The two will be close together at sunset but draw even closer a few hours later, depending on where you are. It will be visible in the southeastern sky starting at about 7 p.m. Pacific Standard Time, 8:30 p.m. Mountain, 10 p.m. Central and 11:30 p.m. Eastern, according to Sky and Telescope. Part of what makes it so spectacular is the waxing gibbous moon’s near-fullness.
“This is an amazing sight to the unaided eye, through binoculars, and in small, wide-field telescopes at magnifications of 40× or lower,” Sky and Telescope said.
In fact Jupiter will appear so close to the moon that in parts of the world it will pass behind it, in a moon-Jupiter version of an eclipse, Sky and Telescope reported.

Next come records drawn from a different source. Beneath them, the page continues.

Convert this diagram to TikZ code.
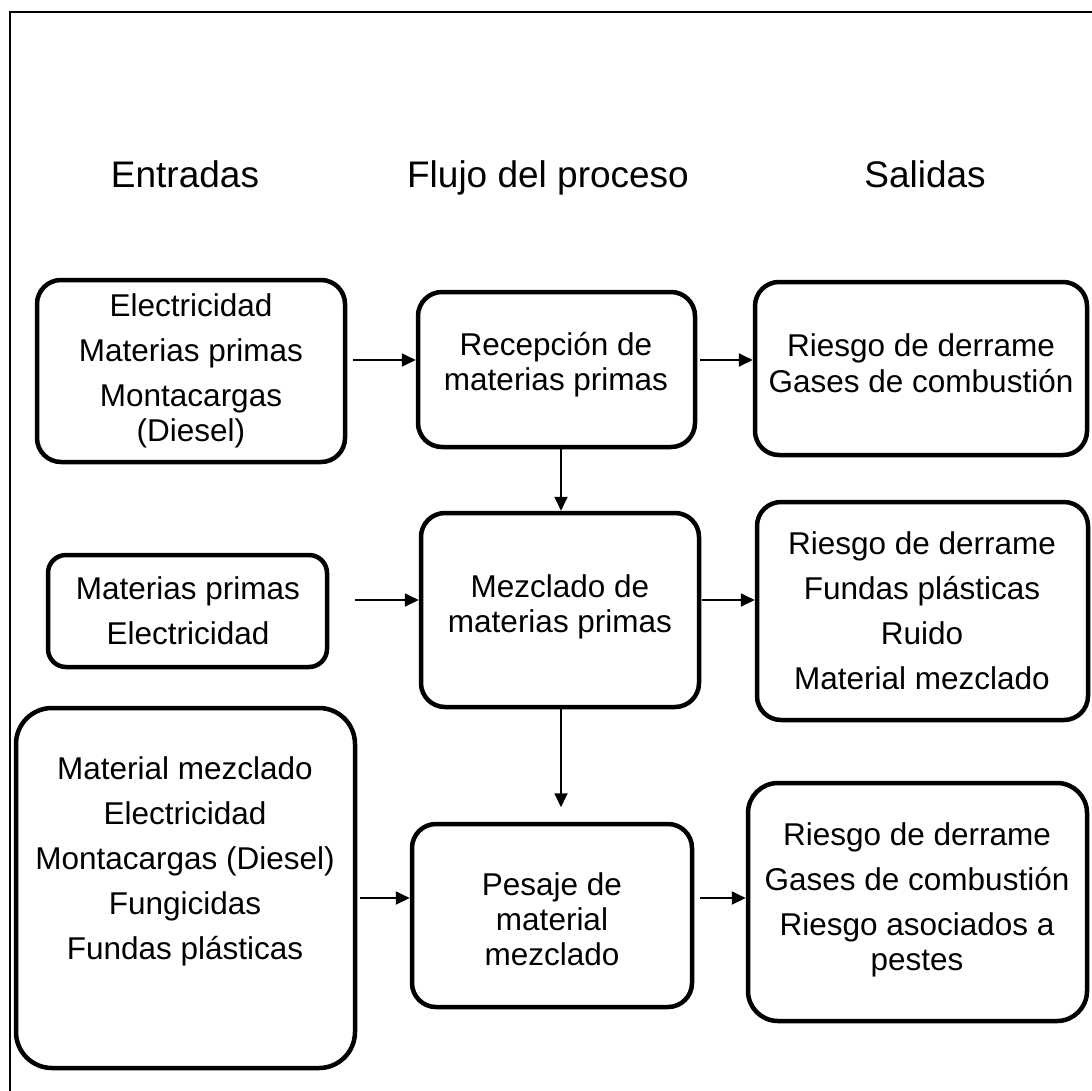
\documentclass[tikz,border=0pt]{standalone}
\usepackage{fontspec}
\setmainfont{Liberation Sans}
\usetikzlibrary{arrows.meta}
\begin{document}
\begin{tikzpicture}[x=1pt,y=-1pt,
  box/.style={draw,line width=4.5pt,rounded corners=24pt,inner sep=0pt},
  txt/.style={align=center,inner sep=0pt,font=\fontsize{31.5}{35}\selectfont},
  head/.style={inner sep=0pt,anchor=base,font=\fontsize{37}{42}\selectfont},
  arr/.style={line width=1.8pt,-{Triangle[length=14pt,width=13pt]}}]
\useasboundingbox (0,0) rectangle (1092,1090);
\coordinate (fa) at (10,1092);
\coordinate (fb) at (10,12);
\coordinate (fc) at (1094,12);
\draw[line width=1.5pt] (fa) -- (fb) -- (fc);
% headers
\node[head] (h1) at (185,187) {Entradas};
\node[head] (h2) at (548,187) {Flujo del proceso};
\node[head] (h3) at (925,187) {Salidas};
% boxes
\node[box,minimum width=308pt,minimum height=182pt] (a1) at (191,371) {};
\node[box,minimum width=277pt,minimum height=155pt] (p1) at (556.5,369.5) {};
\node[box,minimum width=332pt,minimum height=173pt] (o1) at (921,368.5) {};
\node[box,minimum width=279pt,minimum height=112pt,rounded corners=18pt] (a2) at (187.5,611) {};
\node[box,minimum width=278pt,minimum height=194pt] (p2) at (560,610) {};
\node[box,minimum width=331pt,minimum height=218pt] (o2) at (922.5,611) {};
\node[box,minimum width=339pt,minimum height=360pt,rounded corners=36pt] (a3) at (185.5,888) {};
\node[box,minimum width=280pt,minimum height=183pt] (p3) at (552,915.5) {};
\node[box,minimum width=339pt,minimum height=238pt,rounded corners=30pt] (o3) at (917.5,902) {};
% texts
\node[txt] (a1t) at (191,371) {Electricidad\\[10pt]Materias primas\\[10pt]Montacargas\\(Diesel)};
\node[txt] (p1t) at (556,365) {Recepción de\\materias primas};
\node[txt] (o1t) at (921,363) {Riesgo de derrame\\[1pt]Gases de combustión};
\node[txt] (a2t) at (188,611) {Materias primas\\[10pt]Electricidad};
\node[txt] (p2t) at (560,607) {Mezclado de\\materias primas};
\node[txt] (o2t) at (922,611) {Riesgo de derrame\\[10pt]Fundas plásticas\\[10pt]Ruido\\[10pt]Material mezclado};
\node[txt] (a3t) at (185,861) {Material mezclado\\[10pt]Electricidad\\[10pt]Montacargas (Diesel)\\[10pt]Fungicidas\\[10pt]Fundas plásticas};
\node[txt] (p3t) at (552,919) {Pesaje de\\material\\mezclado};
\node[txt] (o3t) at (917,900) {Riesgo de derrame\\[10pt]Gases de combustión\\[10pt]Riesgo asociados a\\pestes};
% arrows
\draw[arr] ([xshift=5.5pt,yshift=11pt]a1.east) -- ([yshift=9.5pt]p1.west);
\draw[arr] ([xshift=2.5pt,yshift=9.5pt]p1.east) -- ([yshift=8.5pt]o1.west);
\draw[arr] ([xshift=4.5pt]p1.south) -- ([xshift=1pt]p2.north);
\draw[arr] ([xshift=25.5pt,yshift=11pt]a2.east) -- ([yshift=10pt]p2.west);
\draw[arr] ([xshift=0.5pt,yshift=10pt]p2.east) -- ([yshift=11pt]o2.west);
\draw[arr] ([xshift=1pt]p2.south) -- ([xshift=9pt,yshift=14.5pt]p3.north);
\draw[arr] ([xshift=2.5pt,yshift=-10pt]a3.east) -- ([yshift=17.5pt]p3.west);
\draw[arr] ([xshift=5.5pt,yshift=17.5pt]p3.east) -- ([yshift=4pt]o3.west);
\end{tikzpicture}
\end{document}
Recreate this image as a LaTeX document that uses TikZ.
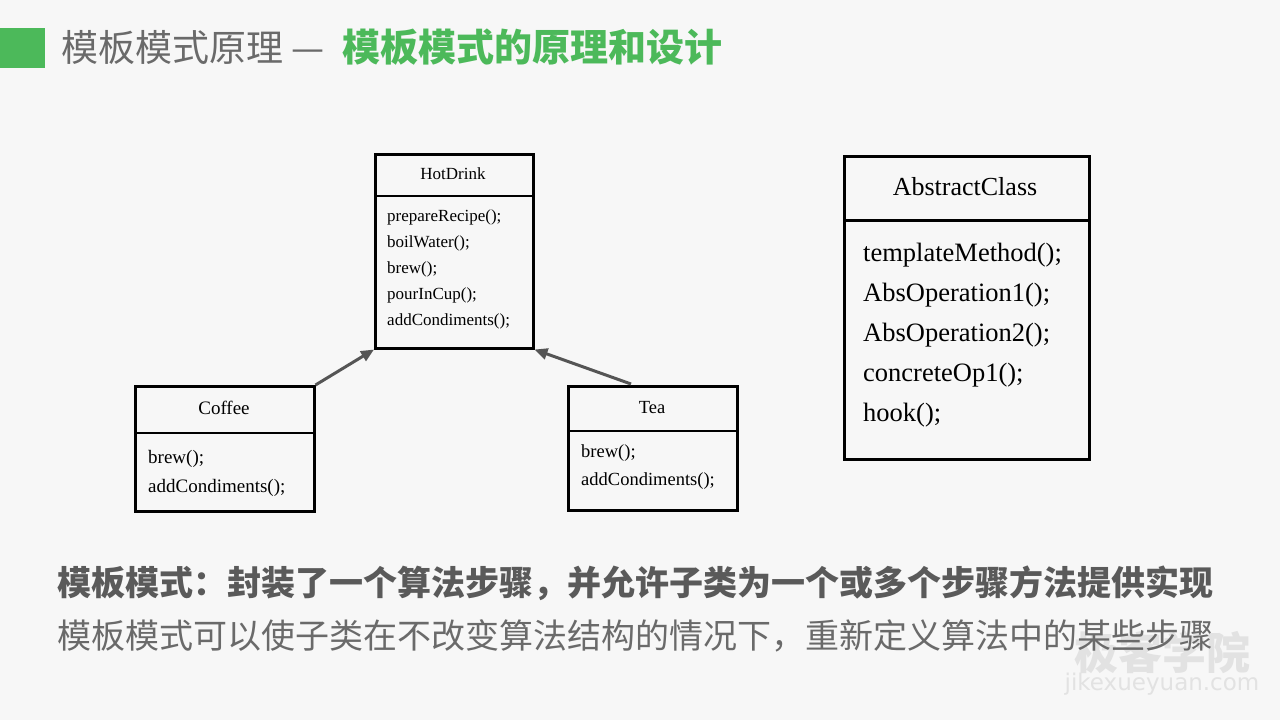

Those with a sharp enough eye will even be able to spot Jupiter before sunset, especially if it’s clear and you’ve got binoculars. Those with access to a telescope can catch a glimpse of its iconic Great Red Spot between 9 p.m. and 10:40 p.m. EST, Sky and Telescope said, as well as watch Jupiter’s moon Europa pass in front of the gas giant between 10:22 p.m. and 12:46 a.m. EST.
The last moon-Jupiter conjunction happened at Christmas, and the next one occurs on Saint Patrick’s Day. However that will be the last one until 2026, EarthSky.org reports.